Join the Conversation

11 Comments

  1. Nice work, Jeff, and an excellent rhetorical question: If you’re going to be a “bold” voice, proposing “bold” legislation, why try to keep the organization a secret?

  2. Best wishes in your endeavor. Once you get all the responses, I hope you will also answer the question of what “members” do other than going to conferences. I didn’t click on all of your links, but I am still in the dark about that. Once we know someone is a member, we then know that they are ____________.

    This article is better than Beth Hawkins’ from yesterday, but you included her most outrageous quote. If the First Amendment does not protect the activities you ascribe to ALEC, then it protects nothing. Everything that you say about ALEC seems like it is petitioning the government for redress of grievances. If there are animal sacrifices or check kiting schemes alleged somewhere in one of the links, please say so.

    I would also question whether this is different from other model legislation. The Uniform Commercial Code is but one prominent example. US Public Interest Research Group has pushed model state “bottle bills” requiring deposits on soft drink containers, as well as anti-SLAPP legislation. Jon Bowser Bauman, formerly of Sha Na Na, has gone from state to state promoting the “Truth in Music Act” to protect former members of singing groups — like Bauman himself.

    If you say that this is different because corporations are involved, how is that different? It may boil down to differing views of capitalism.
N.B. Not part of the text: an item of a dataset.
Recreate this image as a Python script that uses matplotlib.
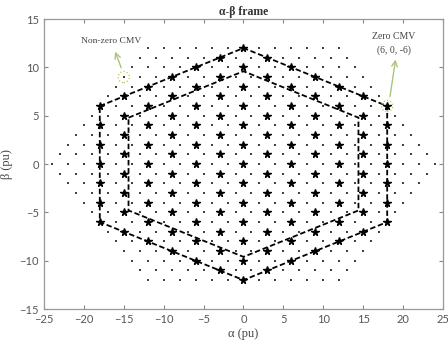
import matplotlib
matplotlib.use("Agg")
import matplotlib.pyplot as plt
from matplotlib.patches import Ellipse

# phase voltage levels of the converter (pu)
levels = [-6, -5, -4, -3, -2, -1, 0, 1, 2, 3, 4, 5, 6]

outer_hex_alpha = [-18, 0, 18, 18, 0, -18, -18]
outer_hex_beta = [6, 12, 6, -6, -12, -6, 6]
inner_hex_alpha = [-14.4, 0, 14.4, 14.4, 0, -14.4, -14.4]
inner_hex_beta = [4.8, 9.6, 4.8, -4.8, -9.6, -4.8, 4.8]

# highlighted vectors
nonzero_cmv = (-15, 9)
zero_cmv = (18, 6)

# all switching states -> alpha/beta, zero CMV ones get a star
dots = set()
stars = set()
for a in levels:
    for b in levels:
        for c in levels:
            p = (2 * a - b - c, b - c)
            dots.add(p)
            if a + b + c == 0:
                stars.add(p)
dots = sorted(dots - stars)
stars = sorted(stars)

serif = "Liberation Serif"

fig = plt.figure(figsize=(4.48, 3.40), dpi=100)
ax = fig.add_axes([0.098, 0.091, 0.891, 0.853])

ax.scatter([p[0] for p in dots], [p[1] for p in dots], marker="s", s=2.6,
           color="#404040", linewidths=0, zorder=2)
ax.plot([p[0] for p in stars], [p[1] for p in stars], "*", color="black",
        markersize=5.3, linestyle="none", zorder=3)

ax.plot(outer_hex_alpha, outer_hex_beta, "--", color="black", lw=1.3,
        dashes=(3, 1.5), zorder=4)
ax.plot(inner_hex_alpha, inner_hex_beta, "--", color="black", lw=1.3,
        dashes=(3, 1.5), zorder=4)

for pt in (nonzero_cmv, zero_cmv):
    ax.add_patch(Ellipse(pt, 1.4, 1.15, fill=False, edgecolor="#c9c25a",
                         lw=0.9, linestyle=":", zorder=5))

arrow = dict(arrowstyle="->", color="#a9c47f", lw=1.0)
ax.annotate("", xy=(-16.2, 11.9), xytext=(-15.2, 9.7), arrowprops=arrow)
ax.text(-16.6, 12.7, "Non-zero CMV", family=serif, fontsize=6.8,
        color="#444444", ha="center", va="center")
ax.annotate("", xy=(19.1, 11.1), xytext=(18.3, 6.7), arrowprops=arrow)
ax.text(18.8, 13.2, "Zero CMV", family=serif, fontsize=7,
        color="#444444", ha="center", va="center")
ax.text(18.8, 11.8, "(6, 0, -6)", family=serif, fontsize=7,
        color="#444444", ha="center", va="center")

ax.set_xlim(-25, 25)
ax.set_ylim(-15, 15)
ax.set_xticks(range(-25, 26, 5))
ax.set_yticks(range(-15, 16, 5))
ax.tick_params(direction="in", top=True, right=True, length=3, width=0.8,
               colors="#888888", labelcolor="#555555", labelsize=8)
for lab in ax.get_xticklabels() + ax.get_yticklabels():
    lab.set_family("Lato")
for s in ax.spines.values():
    s.set_color("#999999")
    s.set_linewidth(0.9)

ax.set_title("\u03b1-\u03b2 frame", family=serif, fontweight="bold",
             fontsize=8.5, color="#333333", pad=3)
ax.set_xlabel("\u03b1 (pu)", family=serif, fontsize=9, color="#444444", labelpad=2)
ax.set_ylabel("\u03b2 (pu)", family=serif, fontsize=9, color="#444444", labelpad=5)

fig.savefig("out.png", dpi=100)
That is a worthwhile discussion, but hardly the scandal that you make it out to be.

  3. Peter Swanson makes a salient point, but also doesn’t, given the participants in ALEC conferences and the financial resources behind them. I’ll give this a try…

    How do you feel about corporate governance, Peter?
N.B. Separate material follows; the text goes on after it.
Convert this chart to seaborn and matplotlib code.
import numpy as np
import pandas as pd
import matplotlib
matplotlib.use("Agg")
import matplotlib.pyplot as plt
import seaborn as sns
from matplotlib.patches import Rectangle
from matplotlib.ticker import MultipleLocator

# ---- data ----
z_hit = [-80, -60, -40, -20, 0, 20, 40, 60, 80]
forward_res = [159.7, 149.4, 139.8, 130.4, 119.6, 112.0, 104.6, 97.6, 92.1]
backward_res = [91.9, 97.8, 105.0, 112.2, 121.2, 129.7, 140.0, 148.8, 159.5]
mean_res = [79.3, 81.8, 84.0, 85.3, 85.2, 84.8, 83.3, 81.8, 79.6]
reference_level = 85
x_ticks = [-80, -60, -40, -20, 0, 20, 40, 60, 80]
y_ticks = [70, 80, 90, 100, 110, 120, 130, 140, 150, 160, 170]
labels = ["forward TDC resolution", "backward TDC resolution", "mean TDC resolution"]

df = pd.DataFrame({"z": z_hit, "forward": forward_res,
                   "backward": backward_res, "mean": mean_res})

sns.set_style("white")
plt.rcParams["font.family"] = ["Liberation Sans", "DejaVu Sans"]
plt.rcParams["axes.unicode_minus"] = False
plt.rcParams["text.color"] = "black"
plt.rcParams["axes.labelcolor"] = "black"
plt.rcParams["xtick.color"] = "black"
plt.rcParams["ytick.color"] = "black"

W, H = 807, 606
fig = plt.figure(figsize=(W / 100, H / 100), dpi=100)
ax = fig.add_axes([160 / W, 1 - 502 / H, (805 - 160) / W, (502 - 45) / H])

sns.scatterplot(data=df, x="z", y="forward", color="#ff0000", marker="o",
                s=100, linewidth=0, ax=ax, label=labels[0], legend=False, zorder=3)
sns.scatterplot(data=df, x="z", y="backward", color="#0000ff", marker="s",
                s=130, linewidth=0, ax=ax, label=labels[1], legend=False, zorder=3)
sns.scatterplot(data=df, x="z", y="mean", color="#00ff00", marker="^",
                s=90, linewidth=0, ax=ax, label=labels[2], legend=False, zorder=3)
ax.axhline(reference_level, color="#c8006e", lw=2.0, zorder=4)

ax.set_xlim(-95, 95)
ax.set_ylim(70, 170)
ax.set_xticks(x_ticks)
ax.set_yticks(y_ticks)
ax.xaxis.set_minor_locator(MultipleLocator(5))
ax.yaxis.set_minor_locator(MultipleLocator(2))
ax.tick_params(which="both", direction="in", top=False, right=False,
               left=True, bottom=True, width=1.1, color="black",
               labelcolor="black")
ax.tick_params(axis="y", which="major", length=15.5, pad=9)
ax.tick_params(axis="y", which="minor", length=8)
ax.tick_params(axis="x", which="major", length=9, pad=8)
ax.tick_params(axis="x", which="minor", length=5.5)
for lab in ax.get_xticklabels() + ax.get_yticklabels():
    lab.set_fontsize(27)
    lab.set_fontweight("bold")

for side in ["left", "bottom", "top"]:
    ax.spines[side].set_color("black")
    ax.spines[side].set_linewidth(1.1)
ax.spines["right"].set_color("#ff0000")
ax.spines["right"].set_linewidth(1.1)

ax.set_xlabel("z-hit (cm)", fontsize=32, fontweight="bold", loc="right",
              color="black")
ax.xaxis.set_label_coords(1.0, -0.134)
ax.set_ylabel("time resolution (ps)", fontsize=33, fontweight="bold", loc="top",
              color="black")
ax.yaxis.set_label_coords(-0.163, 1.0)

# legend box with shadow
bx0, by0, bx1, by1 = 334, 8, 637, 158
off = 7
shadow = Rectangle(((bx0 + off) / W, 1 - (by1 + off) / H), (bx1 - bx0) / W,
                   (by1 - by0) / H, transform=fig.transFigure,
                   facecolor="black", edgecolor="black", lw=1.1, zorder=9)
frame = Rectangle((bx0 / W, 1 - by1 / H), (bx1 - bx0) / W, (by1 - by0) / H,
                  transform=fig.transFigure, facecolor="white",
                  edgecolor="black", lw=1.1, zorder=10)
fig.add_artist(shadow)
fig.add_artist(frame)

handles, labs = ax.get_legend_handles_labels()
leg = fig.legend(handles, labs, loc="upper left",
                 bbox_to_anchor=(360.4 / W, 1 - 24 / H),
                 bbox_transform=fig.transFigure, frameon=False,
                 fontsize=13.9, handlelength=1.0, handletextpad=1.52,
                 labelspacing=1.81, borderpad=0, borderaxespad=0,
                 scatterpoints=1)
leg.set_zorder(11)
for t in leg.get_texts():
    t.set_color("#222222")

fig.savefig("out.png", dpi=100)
    If your view of the preceding is sanguine, I invite you to name 5 Fortune 500 companies that operate democratically. Or, if you prefer, name 5 Fortune 500 companies that allow their employees the same freedom of speech regarding corporate activities that the Constitution provides in the political arena outside the workplace.
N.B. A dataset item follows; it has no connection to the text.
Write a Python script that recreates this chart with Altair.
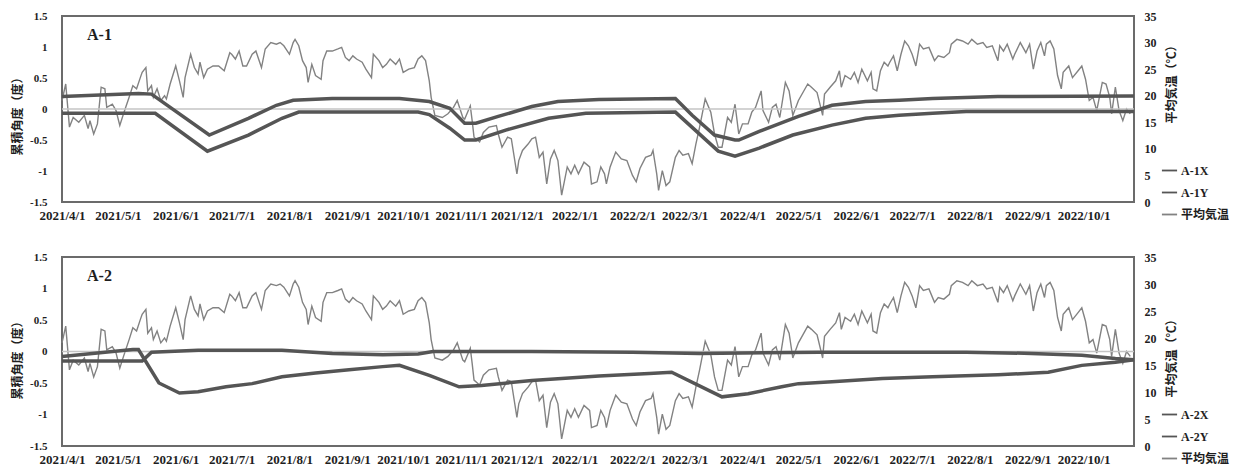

    Indeed, differing views of capitalism – specifically, industrial and corporate capitalism – are involved. By nature and definition, corporations are sociopathic. Most other politically-oriented organizations, even ALEC in some respects, are not.

  4. @Peter, I do not expect to learn about animal sacrifices or anything like that. And that’s the thing: Why the secrecy? Nothing ALEC is pushing surprises me (and nobody else should be surprised either). These are pro-business people pushing a pro-business agenda. That’s what pro-business people do. All sorts of organizations push “model bills” from all points of the liberal/conservative continuum. This is how the sausage is made.

    And to be clear, I’m not looking merely to confirm membership, because that leaves exactly the question you pose. What I want to do is demystify the whole thing. And pulling back what seems to me to be a wholly unnecessary veil is part of that.

  5. #3 is right. the members of ALEC do have the First Amendment right to speech. If the legislators who get their legislative wordings from meetings with corporate members at ALEC proudly stated that an ALEC meeting was their source, rather than standing at microphones saying “the American People” or “the people of Minnesota” want this, I would have no problem with them or ALEC. We know who is pushing the ‘bottle bill’ and the ‘Truth in Music Act’ you mention.
    It is time that we know every time ALEC is pushing a bill. Speak out, legislators and congresspeople. Tell us the source of and initial support for every bill and then listen to ‘the American people’ and ‘the people of Minnesota’ before you tell us ‘we’ support it.
    It’s the 30 years of behind closed doors secrecy of ALEC that is not only troubling, it is dishonest. Time to throw a big, bright light on it. Thank you to everyone who is working to bring this organization and its influence into the public eye.

  6. If progressive bloggers want mainstream media to cover ALEC in the MN state house then perhaps they shouldn’t bark at those who email them asking for help is directing them to that information. I wanted to write a column about Drazkowski and ALEC for the Rochester PB and that is what happened to me. I was blown off by one and I told that I was exploiting their labor or some such by another — oh and my paper was roundly disparaged, “my paper” from whom I extract a monthly guest columnist stipend that couldn’t cover the cost of a dinner and movie date. I split the time doing that gig with cleaning my garage, prog-blogger-person. For the record, I wrote Drazkowski and Benson and asked them directly and they of course blew me off. I may still write it though…

  7. ALEC has a veil of secrecy because the corporate world has learned over these many years of effort to regain their pre-New Deal political power, that the public is uncomfortable with corporate political influence. They are very careful to operate under the radar of public awareness. Transparency about this organization brings to light all sorts of things they don’t want the public to know.

  8. Peter: ALEC meets in secret because it doesn’t want the American people to know what it’s up to. Its 22-member corporate “private enterprise board” has, with members from state legislatures, written over 800 pieces of boiler-plate legislation that members introduce. Some 180 are passed in state legislatures per year per Public Citizen.

    Common Cause president Bob Edgar says, “ALEC is a stunning example of how deeply corporate influence penetrates our democracy and undermines the public interest.” Its agenda is to privatize the public good ( e.g., schools, prisons) and to kill anything that interferes with profit in order to protect the citizenry (the EPA, for instance) so as to serve corporate interests instead of those of the people.

    No wonder they meet in secret and state legislators try not to let the public know they belong to such a group.

    One organization (Public Citizen, Common Cause or the ACLU) has asked the Justice Department to investigate ALEC’s claim that it deserves tax-exempt status — considering that it writes bills favoring their wishes and spends hundreds of millions of dollars per year to help elect those legislators who will vote for them.

  9. Paul Scott: If you want to pursue Drazkowski’s connection to ALEC, here’s a place to start. HF1563 https://www.revisor.mn.gov/bin/getbill.php?number=HF1566&session=ls87&version=list&session_number=0&session_year=2011 (Drazkowski, Zellers, Wardlow, McElfatrick, Banaian, Dean, Kiffmeyer, Lohmer, others) Resolution calling for a constitutional convention to adopt an amendment permitting the states to overturn federal laws. It’s drawn directly from ALEC model legislation.

  10. Thanks Aaron, I had seen that. The tenther bill. The entire windy Jeffersonian preamble is a cut and paste job. Can you believe you can put your name over bills in the MN house that you did not write? Isn’t that, I don’t know, plagiarism?